Directions: It is required that the lines from the top of the listing through the line with "['#f255dc', '#4d6b2b', '#7c89a6', '#62dc7a', '#f3b41a']" be reproduced exactly, excluding pictures.

* START Data lines *

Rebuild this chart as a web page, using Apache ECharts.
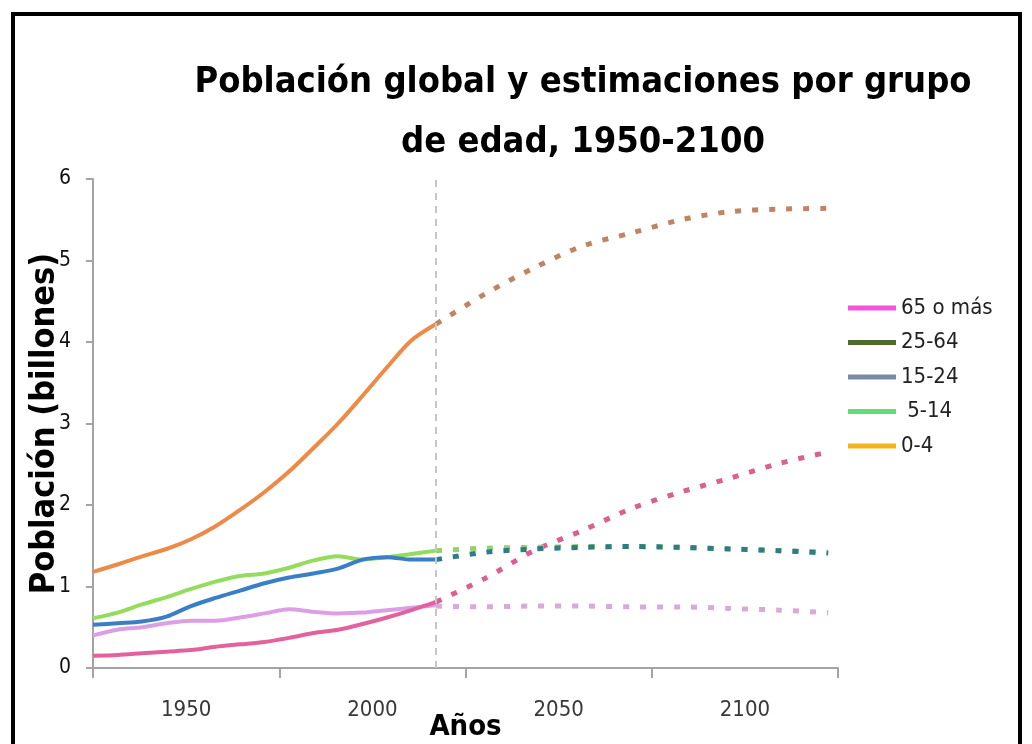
<!DOCTYPE html>
<html>
<head>
<meta charset="utf-8">
<title>Población global por grupo de edad</title>
<script src="https://cdn.jsdelivr.net/npm/echarts@6/dist/echarts.min.js"></script>
<style>
html,body{margin:0;padding:0;background:#fff;}
#chart{position:absolute;left:0;top:0;width:1032px;height:744px;}
#frame{position:absolute;left:11px;top:12px;width:1003px;height:800px;border:4px solid #000;border-bottom:none;pointer-events:none;}
</style>
</head>
<body>
<div id="chart"></div>
<div id="frame"></div>
<script>
var FONT = "'Liberation Sans Narrow','DejaVu Sans Condensed',sans-serif"

// etiquetas del eje x tal como salen en la figura
var tickLabels = ['1950', '2000', '2050', '2100']

// años de los datos (estimado / proyección)
var yearsPast = [1950, 1955, 1960, 1965, 1970, 1975, 1980, 1985, 1990, 1995, 2000, 2005, 2010, 2015, 2020]
var yearsProj = [2020, 2030, 2040, 2050, 2060, 2070, 2080, 2090, 2100]
var divider = 2020

var groupNames = ['65 o más', '25-64', '15-24', ' 5-14', '0-4']
var legendColors = ['#f255dc', '#4d6b2b', '#7c89a6', '#62dc7a', '#f3b41a']

// valores en miles de millones
var g65Past = [0.15, 0.16, 0.18, 0.20, 0.22, 0.26, 0.29, 0.32, 0.37, 0.43, 0.47, 0.54, 0.62, 0.71, 0.81]
var g65Proj = [0.81, 1.10, 1.44, 1.69, 1.96, 2.16, 2.33, 2.51, 2.65]
var g2564Past = [1.18, 1.27, 1.37, 1.46, 1.58, 1.74, 1.94, 2.16, 2.41, 2.70, 3.00, 3.34, 3.69, 4.02, 4.22]
var g2564Proj = [4.22, 4.59, 4.91, 5.18, 5.34, 5.50, 5.60, 5.63, 5.64]
var g1524Past = [0.53, 0.55, 0.57, 0.63, 0.76, 0.86, 0.95, 1.04, 1.11, 1.16, 1.22, 1.33, 1.36, 1.33, 1.33]
var g1524Proj = [1.33, 1.42, 1.46, 1.48, 1.49, 1.48, 1.46, 1.44, 1.41]
var g514Past = [0.61, 0.68, 0.78, 0.87, 0.97, 1.06, 1.13, 1.16, 1.23, 1.32, 1.37, 1.33, 1.36, 1.40, 1.44]
var g514Proj = [1.44, 1.47, 1.48, 1.49, 1.49, 1.48, 1.46, 1.44, 1.42]
var g04Past = [0.40, 0.47, 0.50, 0.55, 0.58, 0.58, 0.62, 0.67, 0.72, 0.69, 0.67, 0.68, 0.71, 0.74, 0.77]
var g04Proj = [0.76, 0.75, 0.76, 0.76, 0.75, 0.75, 0.73, 0.71, 0.68]

function pairs(xs, ys){
    return xs.map(function(x, i){ return [x, ys[i]] })
}

function line(name, xs, ys, color, proj){
    return {
        name: name,
        type: 'line',
        xAxisIndex: 1,
        data: pairs(xs, ys),
        smooth: 0.3,
        symbol: 'none',
        silent: true,
        itemStyle: {color: color},
        lineStyle: proj ? {color: color, width: 5, type: [6, 11]} : {color: color, width: 4}
    }
}

var series = [
    line('0-4', yearsPast, g04Past, '#dc9fe6', false),
    line('65 o más', yearsPast, g65Past, '#e1629f', false),
    line(' 5-14', yearsPast, g514Past, '#93dc5e', false),
    line('15-24', yearsPast, g1524Past, '#3a7fc6', false),
    line('25-64', yearsPast, g2564Past, '#ec8a48', false),
    line('0-4', yearsProj, g04Proj, '#d9aad9', true),
    line('65 o más', yearsProj, g65Proj, '#d9608f', true),
    line(' 5-14', yearsProj, g514Proj, '#8fd470', true),
    line('15-24', yearsProj, g1524Proj, '#2f7b86', true),
    line('25-64', yearsProj, g2564Proj, '#c08463', true)
]

// linea vertical entre estimado y proyeccion
series[0].markLine = {
    silent: true,
    symbol: 'none',
    label: {show: false},
    lineStyle: {color: '#c6c6c6', type: [7, 6], width: 2},
    data: [{xAxis: divider}]
}

var axisGrey = '#a4a4a4'

var chart = echarts.init(document.getElementById('chart'))
chart.setOption({
    backgroundColor: '#fff',
    animation: false,
    title: {
        text: 'Población global y estimaciones por grupo\nde edad, 1950-2100',
        left: 578,
        top: 48,
        textAlign: 'center',
        textStyle: {fontFamily: FONT, fontWeight: 'bold', fontSize: 36, lineHeight: 60, color: '#000'}
    },
    legend: {
        orient: 'vertical',
        left: 843,
        top: 292,
        icon: 'rect',
        itemWidth: 48,
        itemHeight: 5,
        itemGap: 12.5,
        selectedMode: false,
        textStyle: {fontFamily: FONT, fontSize: 22, color: '#222'},
        data: groupNames.map(function(n, i){
            return {name: n, itemStyle: {color: legendColors[i]}}
        })
    },
    grid: {left: 93, right: 194, top: 179, bottom: 76, outerBoundsMode: 'none'},
    xAxis: [{
        type: 'category',
        data: tickLabels,
        boundaryGap: true,
        name: 'Años',
        nameLocation: 'middle',
        nameGap: 45,
        nameMoveOverlap: false,
        nameTextStyle: {fontFamily: FONT, fontWeight: 'bold', fontSize: 29, color: '#000'},
        axisLine: {lineStyle: {color: axisGrey, width: 2}},
        axisTick: {show: true, interval: 0, length: 10, lineStyle: {color: axisGrey, width: 2}},
        axisLabel: {interval: 0, margin: 31, fontFamily: FONT, fontSize: 22, color: '#383838'},
        splitLine: {show: false}
    }, {
        type: 'value',
        min: 1950,
        max: 2102,
        show: false
    }],
    yAxis: {
        type: 'value',
        min: 0,
        max: 6,
        interval: 1,
        name: 'Población (billones)',
        nameLocation: 'middle',
        nameGap: 31,
        nameMoveOverlap: false,
        nameTextStyle: {fontFamily: FONT, fontWeight: 'bold', fontSize: 34, color: '#000'},
        axisLine: {show: true, lineStyle: {color: axisGrey, width: 2}},
        axisTick: {show: true, length: 7, lineStyle: {color: axisGrey, width: 2}},
        axisLabel: {margin: 22, fontFamily: FONT, fontSize: 21, color: '#111'},
        splitLine: {show: false}
    },
    series: series
})
</script>
</body>
</html>
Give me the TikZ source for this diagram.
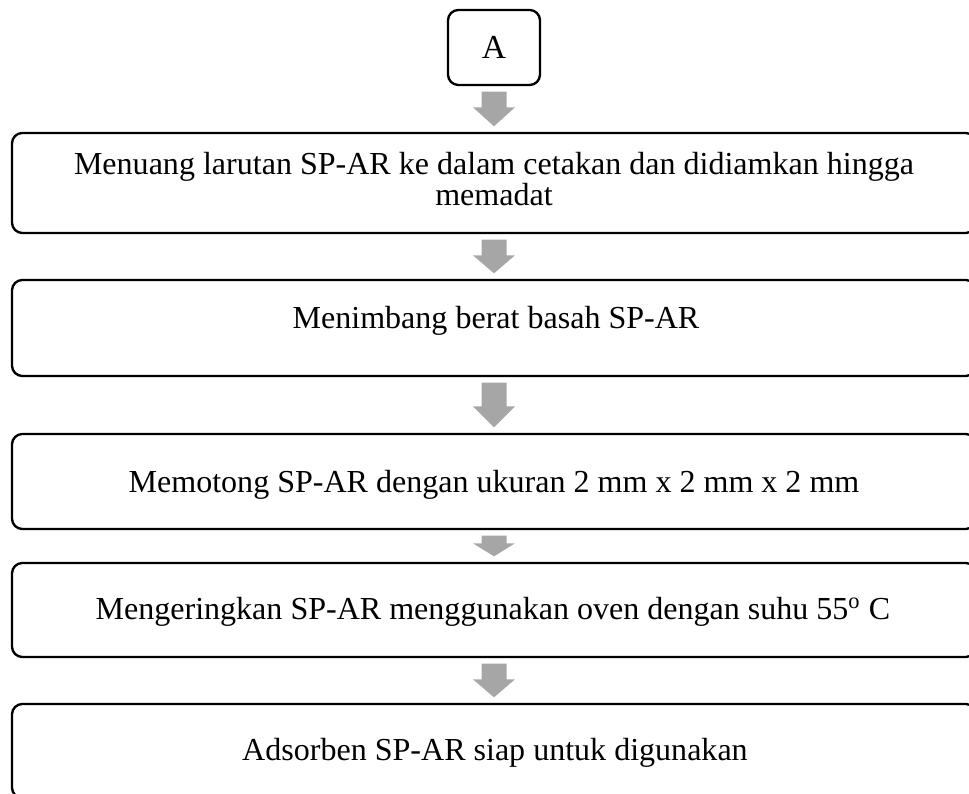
\documentclass[tikz,border=0pt]{standalone}
\usepackage{fontspec}
\setmainfont{Liberation Serif}
\usetikzlibrary{calc}
\definecolor{arrowgray}{RGB}{166,166,166}
\newcommand{\pxu}{0.387pt}

\begin{document}
\begin{tikzpicture}[x=0.387pt, y=-0.387pt,
    stepbox/.style={draw, line width=0.9pt, rounded corners=4pt, minimum width=964*\pxu, inner sep=0pt},
    steptext/.style={anchor=base, inner sep=0pt, font=\fontsize{12.4pt}{14pt}\selectfont}]
    \useasboundingbox (0,0) rectangle (969,794);
    \clip (0,0) rectangle (969,794);

    % boxes
    \node[stepbox, minimum width=92*\pxu, minimum height=75*\pxu, font=\fontsize{13pt}{15pt}\selectfont] (boxA) at (494,47.5) {A};
    \node[stepbox, minimum height=100*\pxu] (s1) at (494,183) {};
    \node[stepbox, minimum height=96*\pxu] (s2) at (494,328) {};
    \node[stepbox, minimum height=95*\pxu] (s3) at (494,481.5) {};
    \node[stepbox, minimum height=94*\pxu] (s4) at (494,610) {};
    \node[stepbox, minimum height=94*\pxu] (s5) at (494,751) {};

    % texts
    \node[steptext] (t1a) at (494,175) {Menuang larutan SP-AR ke dalam cetakan dan didiamkan hingga};
    \node[steptext] (t1b) at (494,206) {memadat};
    \node[steptext] (t2) at (496,329) {Menimbang berat basah SP-AR};
    \node[steptext] (t3) at (494,493) {Memotong SP-AR dengan ukuran 2 mm x 2 mm x 2 mm};
    \node[steptext] (t4) at (493,620) {Mengeringkan SP-AR menggunakan oven dengan suhu 55\textsuperscript{o} C};
    \node[steptext] (t5) at (495,761) {Adsorben SP-AR siap untuk digunakan};

    % block arrows
    \foreach \u/\v/\h in {boxA/s1/19, s1/s2/18, s2/s3/21, s3/s4/13, s4/s5/18}
        \fill[arrowgray] ($(\u.south)+(-12.5,5.5)$) -- ($(\u.south)+(12.5,5.5)$)
            -- ($(\v.north)+(12.5,-5.5-\h)$) -- ($(\v.north)+(21,-5.5-\h)$)
            -- ($(\v.north)+(0,-5.5)$) -- ($(\v.north)+(-21,-5.5-\h)$)
            -- ($(\v.north)+(-12.5,-5.5-\h)$) -- cycle;
\end{tikzpicture}
\end{document}
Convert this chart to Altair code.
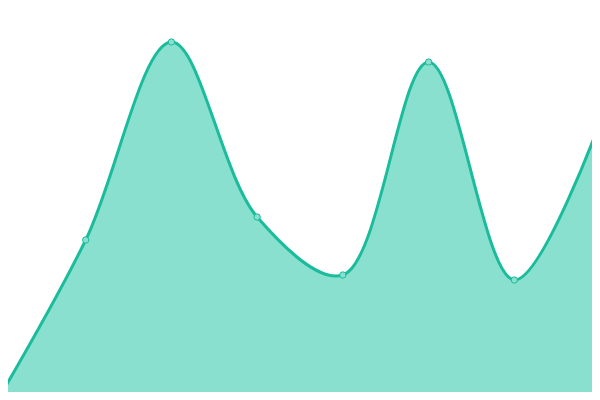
import altair as alt
import pandas as pd

labels = ["A", "B", "C", "D", "E", "F", "G", "H"]
idx = [0, 1, 2, 3, 4, 5, 6, 7]
values = [1, 40, 89.5, 45.75, 31.25, 84.5, 30, 69.5]

df = pd.DataFrame({"i": idx, "label": labels, "v": values})

x = alt.X("i:Q", axis=None, scale=alt.Scale(domain=[0, 7], nice=False, zero=False))
y = alt.Y("v:Q", axis=None, scale=alt.Scale(domain=[0, 100], nice=False))

base = alt.Chart(df).encode(x=x, y=y)

area = base.mark_area(interpolate="catmull-rom", color="#8ae0cf", opacity=1)
line = base.mark_line(interpolate="catmull-rom", color="#1abc9c", strokeWidth=3)
pts = base.mark_point(filled=True, size=40, fill="#8ae0cf", stroke="#1abc9c",
                      strokeWidth=1, opacity=1)

chart = (area + line + pts).properties(
    width=600, height=400,
    autosize=alt.AutoSizeParams(type="none"),
    padding={"left": -8, "top": -8, "right": -8, "bottom": -8},
).configure_view(stroke=None)

chart.save("out.html", embed_options={"renderer": "svg", "actions": False})
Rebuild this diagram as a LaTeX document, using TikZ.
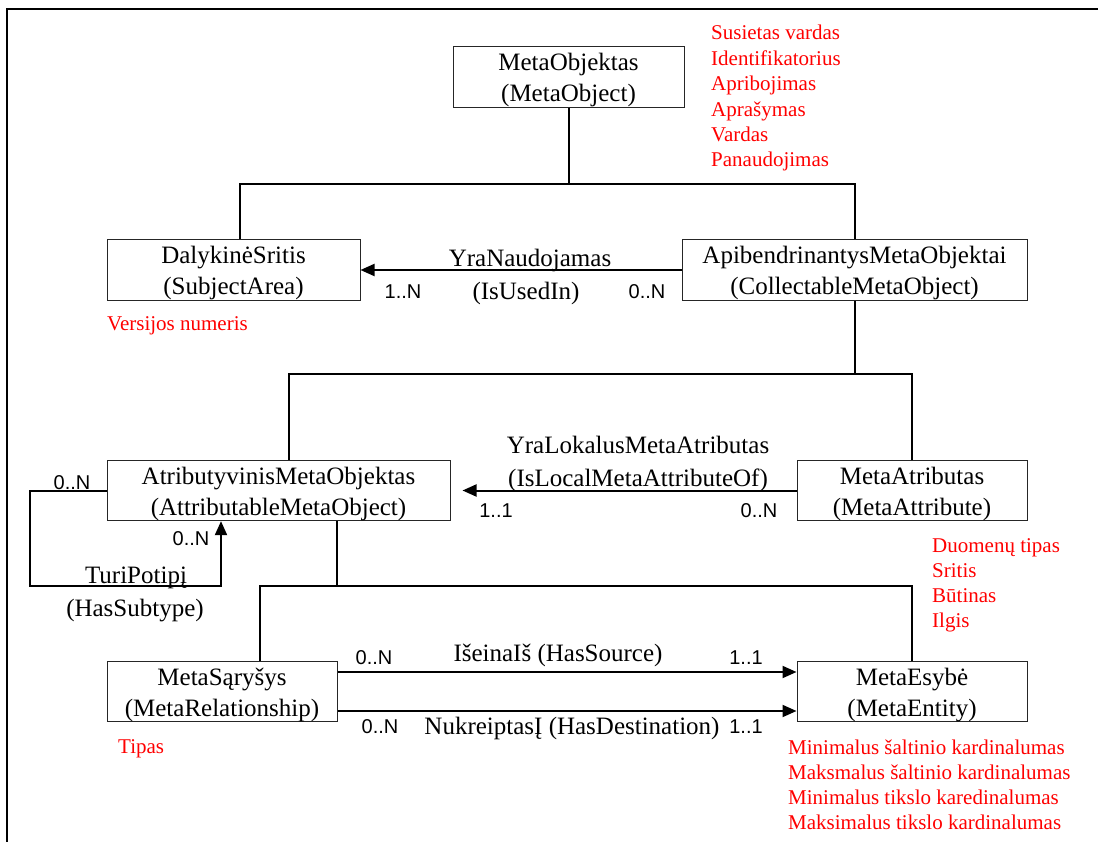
\documentclass[tikz,border=0pt]{standalone}
\usepackage{fontspec}
\setmainfont{Liberation Serif}
\newfontfamily\cardfont{Liberation Sans}
\usetikzlibrary{arrows.meta}
\definecolor{attrred}{RGB}{255,0,0}
% two-line entity caption, first line given a taller strut so the pair sits centred
\newcommand{\entcap}[2]{#1\rule{0pt}{24pt}\\#2}
\begin{document}
\begin{tikzpicture}[x=1pt,y=-1pt,
  entity/.style={draw=black!85, line width=1pt, align=center, inner sep=0pt,
    minimum height=58pt, font=\fontsize{25}{31}\selectfont},
  conn/.style={line width=2pt},
  rel/.style={conn, -{Triangle[length=14pt,width=12pt]}},
  lbl/.style={inner sep=0pt, font=\fontsize{25}{31}\selectfont, text height=16pt, text depth=0pt},
  card/.style={inner sep=0pt, font=\cardfont\fontsize{20}{24}\selectfont, text height=14.3pt, text depth=0pt},
  attr/.style={inner sep=0pt, anchor=west, text=attrred, font=\fontsize{21}{25}\selectfont,
    text height=14pt, text depth=0pt}
]
\useasboundingbox (0,0) rectangle (1098,842);
% page frame
\draw[line width=2.5pt] (7,842) -- (7,9) -- (1098,9);

% entities
\node[entity, minimum width=231pt] (mo)  at (568.5,77)  {\entcap{MetaObjektas}{(MetaObject)}};
\node[entity, minimum width=253pt] (sa)  at (233.5,270) {\entcap{DalykinėSritis}{(SubjectArea)}};
\node[entity, minimum width=345pt] (cmo) at (854.5,270) {\entcap{ApibendrinantysMetaObjektai}{(CollectableMetaObject)}};
\node[entity, minimum width=343pt] (amo) at (278.5,490.5) {\entcap{AtributyvinisMetaObjektas}{(AttributableMetaObject)}};
\node[entity, minimum width=230pt] (ma)  at (912,490.5) {\entcap{MetaAtributas}{(MetaAttribute)}};
\node[entity, minimum width=230pt] (mr)  at (222,691.5) {\entcap{MetaSąryšys}{(MetaRelationship)}};
\node[entity, minimum width=230pt] (me)  at (912,691.5) {\entcap{MetaEsybė}{(MetaEntity)}};

% generalisation trees
\coordinate (bus1) at (567,184);
\draw[conn] (mo.south) -- (mo.south |- bus1);
\draw[conn] ([xshift=6.5pt]sa.north) |- (bus1) -| (cmo.north);
\coordinate (bus2) at (855,374);
\draw[conn] (cmo.south) -- (cmo.south |- bus2);
\draw[conn] ([xshift=10.5pt]amo.north) |- (bus2) -| (ma.north);
\coordinate (bus3) at (337,586);
\draw[conn] ([xshift=58.5pt]amo.south) -- (bus3);
\draw[conn] ([xshift=38pt]mr.north) |- (bus3) -| (me.north);

% associations
\draw[rel] (cmo.west) -- (sa.east);
\node[lbl] (uses1) at (530,259) {YraNaudojamas};
\node[lbl] (uses2) at (526,292) {(IsUsedIn)};
\node[card] (usesA) at (403,291) {1..N};
\node[card] (usesB) at (647,291) {0..N};

\draw[rel, shorten >=12pt] (ma.west) -- (amo.east);
\node[lbl] (loc1) at (638,445) {YraLokalusMetaAtributas};
\node[lbl] (loc2) at (638,478) {(IsLocalMetaAttributeOf)};
\node[card] (locA) at (496,510) {1..1};
\node[card] (locB) at (759,510) {0..N};

\coordinate (loop) at (30,586);
\draw[rel] (amo.west) -| (loop) -| ([xshift=-57.5pt]amo.south);
\node[card] (subA) at (72,482) {0..N};
\node[card] (subB) at (191,538) {0..N};
\node[lbl] (sub1) at (136,575) {TuriPotipį};
\node[lbl] (sub2) at (135,608) {(HasSubtype)};

\draw[rel] ([yshift=19.5pt]mr.east) -- ([yshift=19.5pt]me.west);
\draw[rel] ([yshift=-19.5pt]mr.east) -- ([yshift=-19.5pt]me.west);
\node[lbl] (src) at (558,653) {IšeinaIš (HasSource)};
\node[card] (srcA) at (374,657) {0..N};
\node[card] (srcB) at (746,657) {1..1};
\node[lbl] (dst) at (572,726) {NukreiptasĮ (HasDestination)};
\node[card] (dstA) at (380,726) {0..N};
\node[card] (dstB) at (746,726) {1..1};

% attribute lists
\foreach \t [count=\i] in {Susietas vardas, Identifikatorius, Apribojimas, Aprašymas, Vardas, Panaudojimas}
  \node[attr] (moattr\i) at (711,{33+25.4*(\i-1)}) {\t};
\node[attr] (saattr) at (107,324) {Versijos numeris};
\foreach \t [count=\i] in {Duomenų tipas, Sritis, Būtinas, Ilgis}
  \node[attr] (maattr\i) at (932,{545+25.3*(\i-1)}) {\t};
\node[attr] (mrattr) at (118,746) {Tipas};
\foreach \t [count=\i] in {Minimalus šaltinio kardinalumas, Maksmalus šaltinio kardinalumas, Minimalus tikslo karedinalumas, Maksimalus tikslo kardinalumas}
  \node[attr] (meattr\i) at (788,{747+25*(\i-1)}) {\t};
\end{tikzpicture}
\end{document}
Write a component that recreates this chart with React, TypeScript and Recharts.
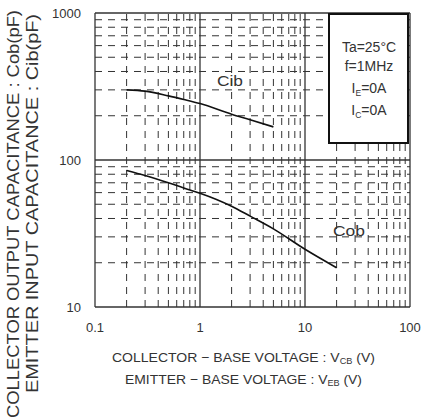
import { LineChart, Line, XAxis, YAxis, ReferenceLine } from "recharts";

const xTicks = [0.1, 1, 10, 100];
const yTicks = [10, 100, 1000];
const xMinor = [0.2, 0.3, 0.4, 0.5, 0.6, 0.7, 0.8, 0.9, 2, 3, 4, 5, 6, 7, 8, 9, 20, 30, 40, 50, 60, 70, 80, 90];
const yMinor = [20, 30, 40, 50, 60, 70, 80, 90, 200, 300, 400, 500, 600, 700, 800, 900];

const cibV = [0.2, 0.3, 0.5, 0.7, 1, 2, 3, 5];
const cibC = [300, 294, 273, 258, 242, 205, 188, 168];
const cobV = [0.2, 0.3, 0.5, 0.7, 1, 2, 3, 5, 10, 20];
const cobC = [85, 78.5, 70, 64.5, 59.5, 48.5, 41.5, 34, 24.7, 18.5];

const cib = cibV.map((v, i) => ({ v, c: cibC[i] }));
const cob = cobV.map((v, i) => ({ v, c: cobC[i] }));

const W = 438;
const H = 420;
const font = "'Liberation Sans', Arial, sans-serif";
const grid = "#333";

export default function App() {
  return (
    <div style={{ position: "absolute", left: 0, top: 0, width: W, height: H, background: "#fff" }}>
      <LineChart width={W} height={H} margin={{ top: 13, right: 28, bottom: 83, left: 0 }}>
        <XAxis
          type="number"
          dataKey="v"
          scale="log"
          domain={[0.1, 100]}
          ticks={xTicks}
          allowDataOverflow
          height={30}
          axisLine={false}
          tickLine={false}
          tickMargin={10}
          tick={{ fill: "#333", fontSize: 13, fontFamily: font }}
        />
        <YAxis
          type="number"
          dataKey="c"
          scale="log"
          domain={[10, 1000]}
          ticks={yTicks}
          allowDataOverflow
          width={95}
          axisLine={false}
          tickLine={false}
          tickMargin={8}
          tick={{ fill: "#333", fontSize: 13, fontFamily: font }}
        />
        {xMinor.map((x) => (
          <ReferenceLine key={"x" + x} x={x} stroke={grid} strokeWidth={1} strokeDasharray="7 6" />
        ))}
        {yMinor.map((y) => (
          <ReferenceLine key={"y" + y} y={y} stroke={grid} strokeWidth={1} strokeDasharray="7 6" />
        ))}
        {xTicks.map((x) => (
          <ReferenceLine key={"X" + x} x={x} stroke="#333" strokeWidth={1.3} />
        ))}
        {yTicks.map((y) => (
          <ReferenceLine key={"Y" + y} y={y} stroke="#333" strokeWidth={1.3} />
        ))}
        <Line data={cib} dataKey="c" type="monotone" stroke="#111" strokeWidth={1.6} dot={false} isAnimationActive={false} />
        <Line data={cob} dataKey="c" type="monotone" stroke="#111" strokeWidth={1.6} dot={false} isAnimationActive={false} />
      </LineChart>
      <svg
        width={W}
        height={H}
        style={{ position: "absolute", left: 0, top: 0, pointerEvents: "none", whiteSpace: "pre" }}
        fontFamily={font}
        fill="#333"
      >
        <text x={217} y={86} fontSize={15.5} textLength={26} lengthAdjust="spacingAndGlyphs">Cib</text>
        <text x={333} y={236} fontSize={15.5} textLength={32} lengthAdjust="spacingAndGlyphs">Cob</text>
        <rect x={329} y={14} width={79} height={129} fill="#fff" stroke="#111" strokeWidth={2} />
        <g fontSize={14} textAnchor="middle">
          <text x={369} y={52}>Ta=25°C</text>
          <text x={369} y={71}>f=1MHz</text>
          <text x={369} y={93}>
            I<tspan fontSize={8.5} dy={3}>E</tspan>
            <tspan dy={-3}>=0A</tspan>
          </text>
          <text x={369} y={115}>
            I<tspan fontSize={8.5} dy={3}>C</tspan>
            <tspan dy={-3}>=0A</tspan>
          </text>
        </g>
        <g fontSize={13}>
          <text x={112} y={362} textLength={263} lengthAdjust="spacingAndGlyphs">
            {"COLLECTOR − BASE VOLTAGE  : V"}<tspan fontSize={8.5} dy={2}>CB</tspan>
            <tspan dy={-2}>{" (V)"}</tspan>
          </text>
          <text x={125} y={384} textLength={237} lengthAdjust="spacingAndGlyphs">
            {"EMITTER − BASE VOLTAGE : V"}<tspan fontSize={8.5} dy={2}>EB</tspan>
            <tspan dy={-2}>{" (V)"}</tspan>
          </text>
        </g>
        <g fontSize={16}>
          <text transform="translate(19,418) rotate(-90)" textLength={408} lengthAdjust="spacingAndGlyphs">
            {"COLLECTOR  OUTPUT CAPACITANCE  : Cob(pF)"}
          </text>
          <text transform="translate(38,393) rotate(-90)" textLength={379} lengthAdjust="spacingAndGlyphs">
            {"EMITTER INPUT CAPACITANCE  : Cib(pF)"}
          </text>
        </g>
      </svg>
    </div>
  );
}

* END Data lines *

Correct response:
Rebuild this chart as a web page, using Apache ECharts.
<!DOCTYPE html>
<html>
<head>
<meta charset="utf-8">
<title>Población global por grupo de edad</title>
<script src="https://cdn.jsdelivr.net/npm/echarts@6/dist/echarts.min.js"></script>
<style>
html,body{margin:0;padding:0;background:#fff;}
#chart{position:absolute;left:0;top:0;width:1032px;height:744px;}
#frame{position:absolute;left:11px;top:12px;width:1003px;height:800px;border:4px solid #000;border-bottom:none;pointer-events:none;}
</style>
</head>
<body>
<div id="chart"></div>
<div id="frame"></div>
<script>
var FONT = "'Liberation Sans Narrow','DejaVu Sans Condensed',sans-serif"

// etiquetas del eje x tal como salen en la figura
var tickLabels = ['1950', '2000', '2050', '2100']

// años de los datos (estimado / proyección)
var yearsPast = [1950, 1955, 1960, 1965, 1970, 1975, 1980, 1985, 1990, 1995, 2000, 2005, 2010, 2015, 2020]
var yearsProj = [2020, 2030, 2040, 2050, 2060, 2070, 2080, 2090, 2100]
var divider = 2020

var groupNames = ['65 o más', '25-64', '15-24', ' 5-14', '0-4']
var legendColors = ['#f255dc', '#4d6b2b', '#7c89a6', '#62dc7a', '#f3b41a']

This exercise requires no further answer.